|The Masked Rider|
|University||Texas Tech University|
|Description||Live horse and rider|
|Origin of name||Based on the rider's outfit|
|Related mascot(s)||Raider Red|
The Masked Rider is the primary mascot of Texas Tech University. It is the oldest of the university's mascots still in existence today. Originally called "Ghost Rider", it was an unofficial mascot appearing in a few games in 1936 and then became the official mascot with the 1954 Gator Bowl. The Masked Rider has led the team onto the field at nearly every football game since. It is the nation's first school mascot to feature a live horse at a football game, ahead of  Florida State's Chief Osceola and Renegade and 25 years before USC's Traveler and all other such mascots in existence today.
After learning of the Masked Rider, other schools emulated the idea of a mounted mascot. Florida State began their tradition in 1978, immediately after seeing Texas Tech's live mascot at the 1977 Tangerine Bowl that pitted the two. The Oklahoma State Cowboys copied the Masked Rider in 1984 when Eddy Finley, a Texas Tech alumnus became an Oklahoma State University agricultural education professor, and started the Spirit Rider Program when both schools were still in separate conferences.
The Masked Rider is adorned from head to toe in black, including a black gaucho hat and a black mask. The only other color present is the scarlet rider's cape. The current horse is also black, a tradition for the last 40 years, although horses prior to the 70s were on occasion other colors.
Students must pass a rigorous interview and testing process in order to be selected for this honor by the Masked Rider Advisory Committee. The Masked Rider is available for public appearances for no fee, though a donation is encouraged.
In 2000, the Masked Rider tradition was commemorated with the unveiling of a sculpture outside Frazier Alumni Pavilion on Texas Tech's campus. The Grant Speed crafted sculpture is 25 percent larger than life. In August 2013, the statue was wrapped in black Crêpe paper to mourn the death of the first Masked Rider, Joe Kirk Fulton.
In 1936, the first rider, George Tate (class of 1937), led the football team onto the football field then left the field. Tate, whose identity was kept a secret at the time, was wearing a scarlet satin cape made by the Home Economics Department. He had borrowed a horse from the Tech barn as a prank. Tate was quoted in the November 4, 1984, issue of The Dallas Morning News as saying that Arch Lamb, who was then the head yell leader of the Saddle Tramps, "dreamed up this Red Raider thing." The prank was pulled a few more times that season but didn't surface again until the 1950s, when another Tech student was approached about creating a mascot.

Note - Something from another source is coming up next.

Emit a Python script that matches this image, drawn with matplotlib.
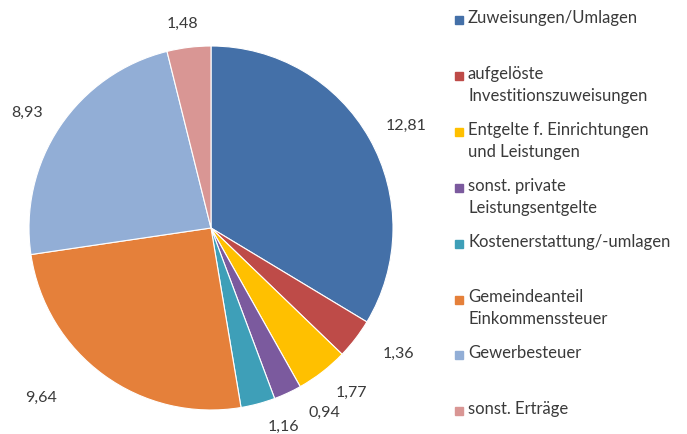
import matplotlib
matplotlib.use("Agg")
import numpy as np
import matplotlib.pyplot as plt
from matplotlib.patches import Rectangle

categories = ["Zuweisungen/Umlagen", "aufgelöste\nInvestitionszuweisungen",
              "Entgelte f. Einrichtungen\nund Leistungen", "sonst. private\nLeistungsentgelte",
              "Kostenerstattung/-umlagen", "Gemeindeanteil\nEinkommenssteuer",
              "Gewerbesteuer", "sonst. Erträge"]
values = [12.81, 1.36, 1.77, 0.94, 1.16, 9.64, 8.93, 1.48]
value_labels = ["12,81", "1,36", "1,77", "0,94", "1,16", "9,64", "8,93", "1,48"]
colors = ["#4470A8", "#BE4B48", "#FFC000", "#7B5A9E", "#3E9FB8", "#E5803A", "#92AED6", "#D99694"]

# label layout (distance factor, angular nudge in degrees) – mimic Excel "best fit"
label_dist = [1.21, 1.24, 1.19, 1.19, 1.165, 1.32, 1.19, 1.13]
label_nudge = [-1.8, 3.5, 2.8, 6.7, 5.0, -9.0, 1.7, 0.9]

plt.rcParams['font.family'] = ['Lato', 'DejaVu Sans']
txt_color = "#3a3a3a"

fig = plt.figure(figsize=(6.87, 4.34), dpi=100)
ax = fig.add_axes([29/687, 24/434, 364/687, 364/434])
wedges, _ = ax.pie(values, colors=colors, startangle=90, counterclock=False,
                   wedgeprops=dict(edgecolor="white", linewidth=0.8))
for w, lab, d, n in zip(wedges, value_labels, label_dist, label_nudge):
    ang = np.deg2rad((w.theta1 + w.theta2) / 2 + n)
    ax.text(d * np.cos(ang), d * np.sin(ang), lab, ha="center", va="center",
            fontsize=11.5, color=txt_color)
ax.set_xlim(-1, 1)
ax.set_ylim(-1, 1)
ax.set_aspect("equal")
ax.axis("off")

# legend drawn manually to mimic evenly spaced slots
x_sq = 455/687
x_txt = 468/687
y0 = 1 - 20/434
step = 55.9/434
sq_w = 8/687
sq_h = 8/434
for i, (lab, c) in enumerate(zip(categories, colors)):
    y = y0 - i*step
    fig.patches.append(Rectangle((x_sq, y - sq_h/2), sq_w, sq_h, color=c,
                                 transform=fig.transFigure, figure=fig))
    fig.text(x_txt, y + 10/434, lab, ha="left", va="top", fontsize=12,
             color=txt_color, linespacing=1.45)

fig.savefig("out.png", dpi=100)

In 1953, Texas Tech football coach DeWitt Weaver approached a student named Joe Kirk Fulton about becoming the Masked Rider. DeWitt's Red Raiders were 10-1-0 in football and headed to Jacksonville, Florida for the Gator Bowl. At the time, Texas Tech was hoping to be invited to join the Southwest Conference. All the other teams had a mascot, and it is thought that DeWitt believed creating a mascot for Texas Tech might aid the school's chances for admission into the conference. Fulton agreed to ride a horse named Blackie in the bowl game.
Texas Tech's Center for Campus Life explains:
According to reports from those present at the 1954 Gator Bowl, the crowd sat in stunned silence as they watched Fulton and Blackie rush onto the football field, followed by the team. After a few moments of stunned disbelief, the silent crowd burst into cheers. Ed Danforth, a writer for the Atlanta Journal and a press box spectator later wrote, "No team in any bowl game ever made a more sensational entrance."
Beginning in the early 1960s, the Texas Tech marching band has played a composition written expressly for the mascot. "Ride, Raider, Ride" (commonly known as The Horse Music) is performed in quick time as the horse is galloped around the stadium sidelines. The highly spirited tune was composed by faculty member Richard Tolley, Professor of trumpet and Associate Director of Bands, 1959-1991.
Main article: Raider Red
Around the 1971 football season, the Southwest Conference created a rule forbidding the bringing of live animal mascots to away games unless the host school allowed it. Since the Masked Rider's horse might be prohibited from traveling to some games under this rule, an alternate mascot named Raider Red was created; Raider Red is a person wearing a normal mascot costume.